Everything about Timothy evinced simplicity. His outlook on life was simple. He used homespun expressions during conversations. Though you would never find him dirty or unkempt, Dare was not particularly a fop. Timothy’s wardrobe, in his lifetime, was neither extensive nor lavish, it boasted no couture clothes. He would rather spend a fortune on education, knowledge acquisition and advancement of a noble cause than buying classy clothes. He preferred a well-furnished library in his home to a classy wardrobe.
This does not mean he didn’t like the good things of life. He definitely did. Damilare was only averse to putting the cart before the horse. He firmly believed that unearned rest is labour deferred. He knew rest is sweet after dignified labour. And he planned to enjoy life with
No doubt, Timothy is (we have advisedly used the word “IS) a glorious child because even in death his name keeps ringing across the length and breadth of the nation. For the first time, the people of Ibarapaland, from North to Central to the East are demanding same thing with a strident voice that has refused to be silenced despite the tainted clout of the person that purportedly orchestrated his untimely exit from the surface of the earth: Justice for Timothy.
Not that alone, Timo’s death has unified the high and mighty in Ibarapaland as a whole and Eruwa in particular. Those who used to be adversaries before the unfortunate incident have sheathed their swords and buried the hatchet to ensure that our darling friend’s killers are brought to book. This is a testament to the kind of spirit the deceased had while alive.
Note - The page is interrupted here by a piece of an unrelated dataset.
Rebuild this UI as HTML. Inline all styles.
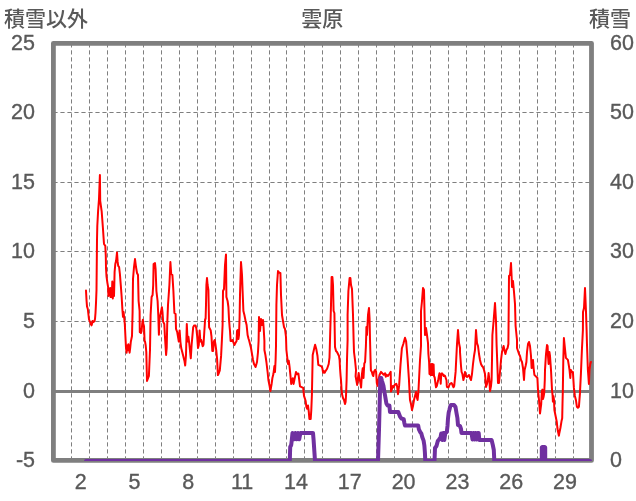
<!DOCTYPE html>
<html><head><meta charset="utf-8"><title>雲原</title>
<style>html,body{margin:0;padding:0;background:#fff;width:636px;height:501px;overflow:hidden}svg{display:block}</style>
</head><body>
<svg width="636" height="501" viewBox="0 0 636 501">
<rect width="636" height="501" fill="#fff"/>
<path d="M71.5 43.3V460.4M89.5 43.3V460.4M107.5 43.3V460.4M125.5 43.3V460.4M143.5 43.3V460.4M161.5 43.3V460.4M179.5 43.3V460.4M197.5 43.3V460.4M215.5 43.3V460.4M233.5 43.3V460.4M251.5 43.3V460.4M269.5 43.3V460.4M286.5 43.3V460.4M304.5 43.3V460.4M322.5 43.3V460.4M340.5 43.3V460.4M358.5 43.3V460.4M376.5 43.3V460.4M394.5 43.3V460.4M412.5 43.3V460.4M430.5 43.3V460.4M448.5 43.3V460.4M466.5 43.3V460.4M484.5 43.3V460.4M501.5 43.3V460.4M519.5 43.3V460.4M537.5 43.3V460.4M555.5 43.3V460.4M573.5 43.3V460.4M53.4 112.5H591.5M53.4 182.5H591.5M53.4 251.5H591.5M53.4 321.5H591.5" stroke="#7f7f7f" stroke-width="1" stroke-dasharray="4.2 2.8" fill="none"/>
<path d="M53.4 391.5H591.5" stroke="#7f7f7f" stroke-width="2.9" fill="none"/>
<rect x="53.4" y="43.3" width="538.10" height="417.10" stroke="#7f7f7f" stroke-width="4.8" fill="none" stroke-linejoin="round"/>
<polyline points="86,290.5 86.5,300 87,306.4 87.8,309 88.5,315 89,319.4 90,322 90.8,324 91.5,325.4 92,324 92.5,321 93.5,322 94.5,321 95,319 95.5,313 96,303 96.5,290 96.8,260 97,240 97.3,226 98.1,211 99,199 99.9,175 100.2,200.9 101.7,211.7 102.9,227.8 104,244 105.3,245.8 105.8,256 106,268 106.5,276.4 107.4,282.8 108.1,287 108.4,296 109,289 109.7,294.5 110.2,288 110.5,297 111.2,289 111.8,297 112.3,281.5 112.8,298.4 113.4,290 114,296 114.3,285 114.6,272 115.3,264 116.1,260.8 117,252.6 117.6,261.4 118.2,265.8 119.1,267 119.9,274 120.8,285.3 121.6,296 121.9,301 122.4,309.6 123,316.8 123.6,312 124.2,318 124.8,324 125.4,336 126,347.9 126.6,352.7 127.2,345.5 127.8,350.3 128.4,344.3 129,347.9 129.6,352.7 130.2,347.9 130.8,341.9 132,336 132.6,312 133,279 134,267 135,259 136,267 137,273 138,275 138.6,301 139.6,311 139.8,332.3 140.4,328.7 141,333 141.6,331 142.2,324 142.8,319.8 143.4,324 144,326.3 144.6,340.7 145.1,341.9 145.7,345.5 146.3,352 147,381 148.9,376 150,350 150.6,315 151.6,297 152.6,295 153.2,285 153.6,264 155,263 155.6,269 156.4,291 157.6,301 158.3,315.6 158.9,334.7 159.5,319.2 160.7,313.2 161.9,307.2 162.5,312 163.1,321.6 164.3,324 164.9,336 166.1,355 166.7,347.9 167.2,325 168,305 169.4,285 170.4,262 171.2,274 172.4,275 173.4,291 174.4,313 175.6,314 176,328.8 177.2,332 178.8,341.5 179.6,330.4 180.4,341.5 181.2,348 182.8,354.3 184.4,360.7 185.2,365.5 186,355 186.8,324 187.6,341.5 188.4,336.7 189.2,343 190.8,358.3 191.6,345 193.2,327.2 194,325.6 195.6,325.6 196.4,328.8 197.2,336.7 198,348 198.8,345 199.6,330.4 200.4,341.5 201.2,340 202.7,346.3 203.5,344.7 204.3,332 205.1,319.2 205.6,319 206,305 206.4,285 207,278 207.6,285 208.4,290 209.1,327.2 210.7,330.4 211.5,336.7 212.3,351 213.1,351 213.9,341.5 214.7,340 215.5,344.7 216.3,351 217.1,359.1 217.9,375.1 218.7,373.5 219.8,370.3 221.1,355.9 221.9,340 222.6,325 223,291 224,289 225,265 226,254.4 226.4,297 227.6,301 228.4,307 229,319 229.6,327 230,331 230.6,341 231.6,341 232.6,340 233.6,343 234.4,345 235.4,343 236.6,341 237,331 237.6,330 238.4,339 239,335 239.6,317 240,295 240.6,275 241,262 242,275 242.6,291 243.4,311 244.4,315 245.6,321 246.6,325 247.6,335 248.6,339 249,340 251,348 252,354 253,360 254,364 255.6,367 257,362 258,352 258.6,341 259,317 260,331 261,319 262,325 263,320 263.6,327 264.4,341 264.4,350 265.4,355 266.4,362 267.6,372 268.4,380 269.6,386 270.4,391 271.6,384 272.4,378 273.4,374 274.4,366 275,372 275.6,360 276,346 276.4,305 277,285 278,271 279.6,273 280.4,273 281,295 282,315 283,321 284,327 285,329 286,337 286.4,350 287.2,357 288,364 288.8,360.8 289.6,367.2 290.4,375.1 291.2,383.9 292.8,378.3 293.6,383.9 294.4,379.9 296,372 297.3,374.3 298.4,373.5 299.2,379.9 300,386.3 301.6,387.1 303.2,387.9 304,395.9 305.6,400.7 306.4,407.1 307.2,408.7 308,405.5 308.8,411.9 309.4,419 310.7,419 311.3,410 311.9,395 312.3,375 312.7,355 314.3,348 315.1,344.8 316.4,349.6 317.5,356 318.3,364.8 320,365.6 321.5,366.4 322.3,368 323.1,372.7 323.9,371.1 324.7,372.7 325.5,371.1 327.1,368.8 328.7,364 329.5,357.6 330,340 331,305 331.6,277 332.4,277 333,285 333.6,311 334.4,313 335,347 336,351 337,352 338,354 339,356 339.6,360 340,368 340.6,376 341,380 341.6,390 342,394 343,398 344,400 345,404 345.6,402 346,396 346.6,380 347,360 347.6,340 347.6,315 348.4,291 349.6,278 350.4,278 351,285 352,289 353,315 353.6,339 354,352 355,360 356,370 355.6,376.3 357.2,385 358,378 358.7,373 359.5,379.5 360.3,382 361.1,387.5 361.9,374.7 362.7,368.3 363.5,378 364.3,363.5 365.1,362 365.9,346 366.3,333 366.4,327 366.4,327 367,335 368,315 369,308 369.6,319 370,339 370.5,357.9 370.9,370.5 371.9,371.9 372.6,374.7 373.3,376 374,371.9 374.7,370.5 375.4,369.8 376.1,371.9 376.8,383 377.5,385.9 378.5,380 379.5,375 381,371.9 382.3,373.3 383.7,374.7 385.1,373.3 385.8,376.8 386.5,374.7 387.9,376 389.3,374 390.7,371.9 391,391.5 392.1,388.7 392.8,385.9 393.5,387.3 394.9,384.5 396.3,383.8 397,385.9 398,394.2 399.1,385.9 400.5,364.9 401.9,348.2 403.3,344 405,337.7 406.1,341.2 407.5,357.9 408.9,378.9 409.6,392.8 410,400 411,404 412,410 413,406 414,400 415,396 416,392 417,398 417.6,400 418.4,392 419,380 420,360 421,346 421,311 422,301 423,288 424,290 424.4,307 425,335 426,328 427,335 428,343 428.4,354 429.1,362 429.5,374 430,364 430.6,375 431.2,364 431.8,375 432.4,364 433,375 433.6,364.5 434,376 434.7,377.5 435.4,383 436,387.3 436.8,386 437.5,383 438.2,380.3 438.9,376 439.5,373.3 440.2,374.7 440.7,383.8 441.2,374.7 442,373.3 443,374.7 443.7,376 444.4,375.4 445.1,376 445.8,378.2 446.5,380.3 446.8,385.9 447.2,387.3 448.6,387.3 449.3,385.2 450,383.8 451.4,383 452.1,383.8 452.8,385.9 453.5,387.3 454.2,386 454.9,378.9 455.6,371.9 456.3,357.9 457,344 458,330 459,343 460,348 460,352 461,366 461.6,372 462.4,374 463.4,380 464.4,376 465,372 466,376 467,377 468,376 469,375 470,378 471,380 472,374 473,364 474,356 475,350 476,330 477,343 478,346 479,354 480,360 481,364 482,366 483,367 484,370 485,374 486,387 487,384 488,379 488.6,373 489.4,380 490,391 491,386 491.6,380 492,360 492.4,335 493.6,321 495,303 496,321 496.6,345 497.4,366 498,383 499,383 500,372 501,360 502,352 503,348 503.6,346 504.4,350 505.4,354 506.4,350 507.6,348 508.4,344 509,276 510,275 511,263 511.6,276 512,287 513,281 514,292 515,304 515.6,326 517,340 517,348 519,354 520,356 521,360 522,362 523,368 524,380 524.6,370 525.6,366 526.4,362 527,352 528,344 529,342 530,346 531,356 531.6,368 532.4,362 533,360 533.6,368 534.4,375 535.6,376 536.4,377 537.4,378 538,390 539,400 540,413.5 541.2,404 541.8,392 542.4,389.6 543,399 543.6,396.8 544.2,393.2 544.8,380 545,369.9 546,354 547,345 547.6,346 548,356 548.6,364 549.4,352 550,356 551,370 551.6,381.9 552,389.6 552.6,395.6 552.9,401.6 553.4,396 554,400 554.4,410 555.6,416 556.8,422 557.4,428 558,431.5 558.9,435.7 559.4,432.7 560.4,428 561.6,420.7 562.2,418.3 562.5,404 562.8,392 563.3,359.9 563.9,338 564.9,348 565.9,357.9 566.9,358.9 567.9,359.9 568.9,365.9 569.5,369.9 570.3,377.9 570.9,369.9 571.9,371.9 572.9,371.9 573.9,387.9 574.9,395.9 575.9,399.9 576.9,406.8 577.9,407.8 578.9,406.8 579.9,393.9 580.9,373.9 581.9,350 582.9,330 583,312 584,308 585,288 586,312 586.6,330 587,345 587.9,370 588.9,383.9 589.5,369.9 590.3,363.9 590.9,361.9" stroke="#ff0000" stroke-width="2" fill="none" stroke-linejoin="round" stroke-linecap="round"/>
<defs><clipPath id="pc"><rect x="0" y="0" width="636" height="461.1"/></clipPath></defs>
<polyline clip-path="url(#pc)" points="86,460.9 289.8,460.9 290.2,447 291.2,445 291.8,440 292.5,433 294,439.3 295.3,433 296.6,439.3 297.9,433 299.2,439.3 300.4,433 313,433 313.6,440 314.4,452 315,460.9 378,460.9 379,430 380,390 380.4,378 381.2,378 382,381 383.4,385.6 384.4,392 385.2,396.3 386.4,403.5 387.6,405.5 389.4,405.5 390,412 398.3,412 400.1,416.7 401.3,418.5 403.7,419.1 404.3,422.7 405,425.5 418.2,425.5 418.9,429.4 420.2,432 421.4,433.7 422.3,437.2 423.6,440.6 424.4,445.8 424.9,452.6 425.3,460.9 434.5,460.9 435,448 436.5,446 437.8,441 439,439.5 440.5,437.5 441.2,433.5 442.3,440 443.3,433 444.3,440 445.3,433 446.8,432 447.5,426 448,418.4 448.7,412.5 449.5,409.5 450.2,406.5 451,405 454,405 455.5,407 456.5,413 457.4,418 458,425 460,426 461,429 461.5,433 471.5,433 472.5,439.5 473.5,433 474.5,439.5 475.5,433 476.5,439.5 477.5,433 478.7,433 479.3,440 491.6,440 492.8,445 493.8,450 494.3,460.9 541.8,460.9 541.8,447.5 542.5,447 544.5,447 545.2,447.5 545.2,460.9 590,460.9" stroke="#7030a0" stroke-width="4" fill="none" stroke-linejoin="round" stroke-linecap="round"/>
<g font-family="&apos;Liberation Sans&apos;, sans-serif" font-size="21.5" fill="#595959" stroke="#595959" stroke-width="0.35">
<text transform="translate(35 49.9) scale(1 1.04)" text-anchor="end">25</text>
<text transform="translate(35 119.1) scale(1 1.04)" text-anchor="end">20</text>
<text transform="translate(35 189.1) scale(1 1.04)" text-anchor="end">15</text>
<text transform="translate(35 258.2) scale(1 1.04)" text-anchor="end">10</text>
<text transform="translate(35 328.1) scale(1 1.04)" text-anchor="end">5</text>
<text transform="translate(35 398.1) scale(1 1.04)" text-anchor="end">0</text>
<text transform="translate(35 467.0) scale(1 1.04)" text-anchor="end">-5</text>
<text transform="translate(610 49.9) scale(1 1.04)">60</text>
<text transform="translate(610 119.1) scale(1 1.04)">50</text>
<text transform="translate(610 189.1) scale(1 1.04)">40</text>
<text transform="translate(610 258.2) scale(1 1.04)">30</text>
<text transform="translate(610 328.1) scale(1 1.04)">20</text>
<text transform="translate(610 398.1) scale(1 1.04)">10</text>
<text transform="translate(610 467.0) scale(1 1.04)">0</text>
<text transform="translate(80.7 489.2) scale(1 1.04)" text-anchor="middle">2</text>
<text transform="translate(134.5 489.2) scale(1 1.04)" text-anchor="middle">5</text>
<text transform="translate(188.3 489.2) scale(1 1.04)" text-anchor="middle">8</text>
<text transform="translate(242.1 489.2) scale(1 1.04)" text-anchor="middle">11</text>
<text transform="translate(295.9 489.2) scale(1 1.04)" text-anchor="middle">14</text>
<text transform="translate(349.8 489.2) scale(1 1.04)" text-anchor="middle">17</text>
<text transform="translate(403.6 489.2) scale(1 1.04)" text-anchor="middle">20</text>
<text transform="translate(457.4 489.2) scale(1 1.04)" text-anchor="middle">23</text>
<text transform="translate(511.2 489.2) scale(1 1.04)" text-anchor="middle">26</text>
<text transform="translate(565.0 489.2) scale(1 1.04)" text-anchor="middle">29</text>
</g>
<g font-family="&apos;Liberation Sans&apos;, &apos;Noto Sans CJK JP&apos;, sans-serif" font-size="21" font-weight="500" fill="#595959">
<text x="4" y="26.3">積雪以外</text>
<text x="301.3" y="26.2">雲原</text>
<text x="589" y="26.4">積雪</text>
</g>
</svg>
</body></html>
He was a bridge-builder and lover of all.
But now, some wolves in sheep’s clothing have foisted darkness on us; they have denied a promising flower the deserved bloom. What shall we preach to Timothy’s mother who has grown gaunt from years of toil and sacrifice? How do we console his father who incurred calloused palms from back-breaking farming whose proceeds sponsored our friend’s education? They both thought they’d survived their years of misery and their moments of rest had come. They thought their sacrifices had paid off. They were thankful to God for blessing them with Timothy and “prideful” of their illustrious son’s achievements. Suddenly, a merchant of death and his minions struck and turned celebration into dirge.
We’re blindsided by this sad development. Dare, your death is one too many. The range of this tragedy is immense and immesurable. To whom shall we farm those responsibilities you used to shoulder gladly while alive? Has hope not turned into a mirage? Your siblings had started basking in the reflected glory of having their blood brother as DOF of a reputable company. What would mitigate this grief and make your siblings see beyond this bleakness?
Timothy, for how long shall we keep weaving stories to keep your kids in the dark about your painful death? How do we mend the shattered world of Bolatito, your darling friend and supportive wife? Who will fill the vacuum you left in our circle of friends?
Our dear friend, you’ve now shed corporeality and turned into a ghost. We believe, with this development, that you are now more powerful than those of us still inhabiting this terrestrial plane. Please join us in the cause.
Let your killers know they have murdered sleep as well. Haunt their homes. Pursue them from mountain to valley and from valley to plain land. Stalk them in their wakeful moments, torment them in their slumber.
This is a trying time for us. We enjoin everyone present here to keep praying for Timothy’s wife, Bolatito, his children, the aged parents and siblings.
May Oluwadamilare’s soul rest in peace after serving his killers the just deserts. Amen!